Gabita’s friend Laura (played by Anamaria Marinca, a performance every bit as weighty as Daniel Day-Lewis’ scene-chewing turn in There Will Be Blood) is in charge of booking a room, meeting the abortionist and ensuring payment is made. Of course nothing works out quite as planned: the original hotel booking has fallen through, the abortionist, Bebe (Vlad Ivanov), makes demands above and beyond a sum of money, Laura’s passive-aggressive boyfriend forces her to attend his mother’s birthday party – and all the while stern, unpleasant people demand IDs, everyday necessities are bartered for on the black market and characters move through a world that is at once washed out, desperate and spiritually vacant.

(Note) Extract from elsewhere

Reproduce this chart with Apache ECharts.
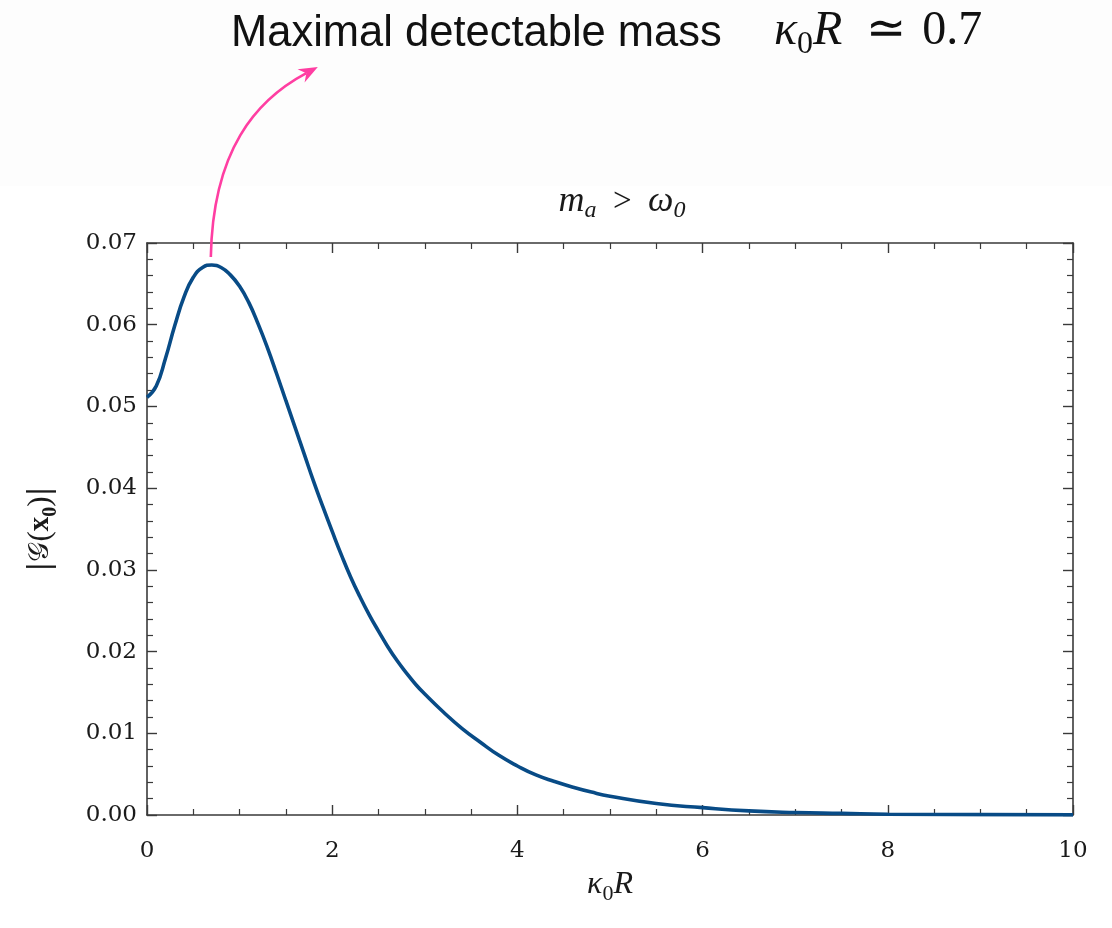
<!DOCTYPE html>
<html>
<head>
<meta charset="utf-8">
<script src="https://cdn.jsdelivr.net/npm/echarts@6/dist/echarts.min.js"></script>
<style>
html,body{margin:0;padding:0;background:#fff;}
#chart{width:1112px;height:928px;}
</style>
</head>
<body>
<div id="chart"></div>
<script>
// ---- data ----
const kappaR = [0, 0.1, 0.2, 0.3, 0.4, 0.5, 0.6, 0.7, 0.8, 0.9, 1.0, 1.1, 1.2, 1.3, 1.4, 1.5, 1.6, 1.7, 1.8, 1.9, 2.0, 2.1, 2.2, 2.3, 2.4, 2.5, 2.6, 2.7, 2.8, 2.9, 3.0, 3.2, 3.4, 3.6, 3.8, 4.0, 4.2, 4.4, 4.6, 4.8, 5.0, 5.5, 6.0, 6.5, 7.0, 7.5, 8.0, 9.0, 10.0];
const gAbs = [0.0511, 0.0525, 0.0559, 0.0599, 0.0634, 0.0658, 0.0670, 0.0673, 0.0670, 0.0661, 0.0647, 0.0627, 0.0601, 0.0572, 0.0540, 0.0507, 0.0474, 0.0441, 0.0408, 0.0377, 0.0347, 0.0318, 0.0291, 0.0267, 0.0245, 0.0225, 0.0206, 0.0189, 0.0174, 0.0160, 0.0148, 0.0126, 0.0106, 0.0089, 0.0073, 0.0060, 0.0049, 0.0041, 0.0034, 0.0028, 0.0023, 0.0014, 0.0009, 0.0005, 0.0003, 0.0002, 0.0001, 0.00004, 0.00001];
const peak = [0.7, 0.0673];
const xTicks = [0, 2, 4, 6, 8, 10];
const yTicks = [0.00, 0.01, 0.02, 0.03, 0.04, 0.05, 0.06, 0.07];

const chart = echarts.init(document.getElementById('chart'), null, {renderer: 'canvas'});
const axisColor = '#3a3a3a';
const labelFont = 'DejaVu Serif';
const mathFont = 'Liberation Serif';
const txt = '#1a1a1a';
const sp = '\u2002';
const sp3 = '\u2004';

function axisCommon(showLabel) {
  return {
    axisLine: {show: true, onZero: false, lineStyle: {color: axisColor, width: 1.6}},
    axisTick: {show: true, inside: true, length: 10, lineStyle: {color: axisColor, width: 1.4}},
    splitLine: {show: false},
    minorSplitLine: {show: false},
    axisLabel: {show: showLabel, fontFamily: labelFont, fontSize: 23, color: txt}
  };
}
const minorX = {show: true, splitNumber: 4, length: 6, lineStyle: {color: axisColor, width: 1.2}};
const minorY = {show: true, splitNumber: 5, length: 6, lineStyle: {color: axisColor, width: 1.2}};

const option = {
  backgroundColor: '#ffffff',
  animation: false,
  title: {
    text: '{i|m}{s|a}{n|' + sp + '>' + sp + '}{i|ω}{s|0}',
    left: 617, top: 176, textAlign: 'center',
    textStyle: {
      fontWeight: 'normal',
      rich: {
        i: {fontFamily: mathFont, fontStyle: 'italic', fontWeight: 'normal', fontSize: 36, color: txt, lineHeight: 42, verticalAlign: 'middle'},
        n: {fontFamily: mathFont, fontWeight: 'normal', fontSize: 33, color: txt, lineHeight: 42, verticalAlign: 'middle'},
        s: {fontFamily: mathFont, fontStyle: 'italic', fontWeight: 'normal', fontSize: 24, color: txt, lineHeight: 42, verticalAlign: 'bottom'}
      }
    }
  },
  grid: {left: 147, right: 39, top: 243, bottom: 113, containLabel: false},
  xAxis: [
    Object.assign({
      type: 'value', min: 0, max: 10, interval: 2, position: 'bottom',
      name: '{i|κ}{s|0}{i|R}', nameLocation: 'middle', nameGap: 50,
      nameTextStyle: {rich: {
        i: {fontFamily: mathFont, fontStyle: 'italic', fontSize: 32, color: txt, lineHeight: 40, verticalAlign: 'middle'},
        s: {fontFamily: mathFont, fontSize: 22, color: txt, lineHeight: 40, verticalAlign: 'bottom'}
      }}
    }, axisCommon(true), {minorTick: minorX,
      axisLabel: {show: true, fontFamily: labelFont, fontSize: 23, color: txt, margin: 25, formatter: v => xTicks.includes(v) ? String(v) : ''}}),
    Object.assign({type: 'value', min: 0, max: 10, interval: 2, position: 'top'}, axisCommon(false), {minorTick: minorX})
  ],
  yAxis: [
    Object.assign({
      type: 'value', min: 0, max: 0.07, interval: 0.01, position: 'left',
      name: '{b||}{g|𝒢}{p|(}{x|x}{s|0}{p|)}{b||}', nameLocation: 'middle', nameGap: 86, nameRotate: 90,
      nameTextStyle: {rich: {
        b: {fontFamily: 'DejaVu Serif', fontSize: 30, color: txt, lineHeight: 40, verticalAlign: 'middle'},
        g: {fontFamily: 'DejaVu Sans', fontSize: 28, color: txt, lineHeight: 40, verticalAlign: 'middle'},
        p: {fontFamily: mathFont, fontSize: 31, color: txt, lineHeight: 40, verticalAlign: 'middle'},
        x: {fontFamily: mathFont, fontWeight: 'bold', fontSize: 29, color: txt, lineHeight: 40, verticalAlign: 'middle'},
        s: {fontFamily: mathFont, fontWeight: 'bold', fontSize: 20, color: txt, lineHeight: 40, verticalAlign: 'bottom'}
      }}
    }, axisCommon(true), {minorTick: minorY,
      axisLabel: {show: true, fontFamily: labelFont, fontSize: 23, color: txt, margin: 10,
        formatter: v => { const t = yTicks.find(y => Math.abs(y - v) < 1e-9); return t === undefined ? '' : t.toFixed(2); }}}),
    Object.assign({type: 'value', min: 0, max: 0.07, interval: 0.01, position: 'right'}, axisCommon(false), {minorTick: minorY})
  ],
  series: [{
    type: 'line',
    xAxisIndex: 0, yAxisIndex: 0,
    data: kappaR.map((k, i) => [k, gAbs[i]]),
    smooth: 0.5,
    showSymbol: false,
    lineStyle: {color: '#084b86', width: 3.6},
    z: 5
  }]
};
chart.setOption(option);

// ---- annotation (anchored to the peak) ----
const pk = chart.convertToPixel({xAxisIndex: 0, yAxisIndex: 0}, peak);
const P0 = [pk[0] - 1, pk[1] - 8];
const P3 = [P0[0] + 107, P0[1] - 190];
const C1 = [P0[0] + 2, P0[1] - 107];
const C2 = [P0[0] + 45, P0[1] - 157];
const dx = P3[0] - C2[0], dy = P3[1] - C2[1];
const dl = Math.hypot(dx, dy);
const d = [dx / dl, dy / dl], n = [-d[1], d[0]];
const L = 19, W = 7.5, notch = 6;
const headPts = [
  P3,
  [P3[0] - L * d[0] + W * n[0], P3[1] - L * d[1] + W * n[1]],
  [P3[0] - (L - notch) * d[0], P3[1] - (L - notch) * d[1]],
  [P3[0] - L * d[0] - W * n[0], P3[1] - L * d[1] - W * n[1]]
];
const lineEnd = [P3[0] - (L - notch) * d[0], P3[1] - (L - notch) * d[1]];
const pink = '#ff3ea2';

chart.setOption({
  graphic: [
    {type: 'rect', z: -10, silent: true, shape: {x: 0, y: 0, width: 1112, height: 186}, style: {fill: '#fdfdfd'}},
    {type: 'bezierCurve', z: 20, silent: true,
      shape: {x1: P0[0], y1: P0[1], x2: lineEnd[0], y2: lineEnd[1], cpx1: C1[0], cpy1: C1[1], cpx2: C2[0], cpy2: C2[1]},
      style: {stroke: pink, lineWidth: 2.6, fill: null}},
    {type: 'polygon', z: 21, silent: true, shape: {points: headPts}, style: {fill: pink}},
    {type: 'text', z: 20, left: 231, top: 12, silent: true,
      style: {text: 'Maximal detectable mass', font: '43.5px "Liberation Sans", Arial, sans-serif', fill: '#111'}},
    {type: 'text', z: 20, left: 774, top: 7, silent: true,
      style: {
        text: '{i|κ}{s|0}{i|R}{n|' + sp + '≃' + sp3 + '0.7}',
        rich: {
          i: {fontFamily: mathFont, fontStyle: 'italic', fontSize: 48, fill: '#111', lineHeight: 60, verticalAlign: 'middle'},
          s: {fontFamily: mathFont, fontSize: 32, fill: '#111', lineHeight: 60, verticalAlign: 'bottom'},
          n: {fontFamily: mathFont, fontSize: 48, fill: '#111', lineHeight: 60, verticalAlign: 'middle'}
        }
      }}
  ]
});
</script>
</body>
</html>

Although perhaps best viewed as a savage slice of social realism, the pacing and accrual of unpleasantness serves to build both density and pressure, such that the viewing experience is akin to watching a philosophical thriller. Perhaps most curiously of all, the expectation of horror – horror that takes place largely off-camera – creates unexpected sympathies, drawing you in as active participant, as surely as Michael Haneke’s Funny Games, but with different ends.
One to file, then, between the flourishing Romanian new wave (think Cristi Puiu's The Death of Mr Lazarescu and Corneliu Porumboiu's 12:08 East of Bucharest) and the recent European re-evaluation of the fall of Communism (particularly Florian Henckel von Donnersmarck’s The Lives of Others and Wolfgang Becker’s Good Bye Lenin!). 4 Months, 3 Weeks & 2 Days is bravura and bleak, a film fully deserving of the Palme d’Or it picked up at Cannes last year.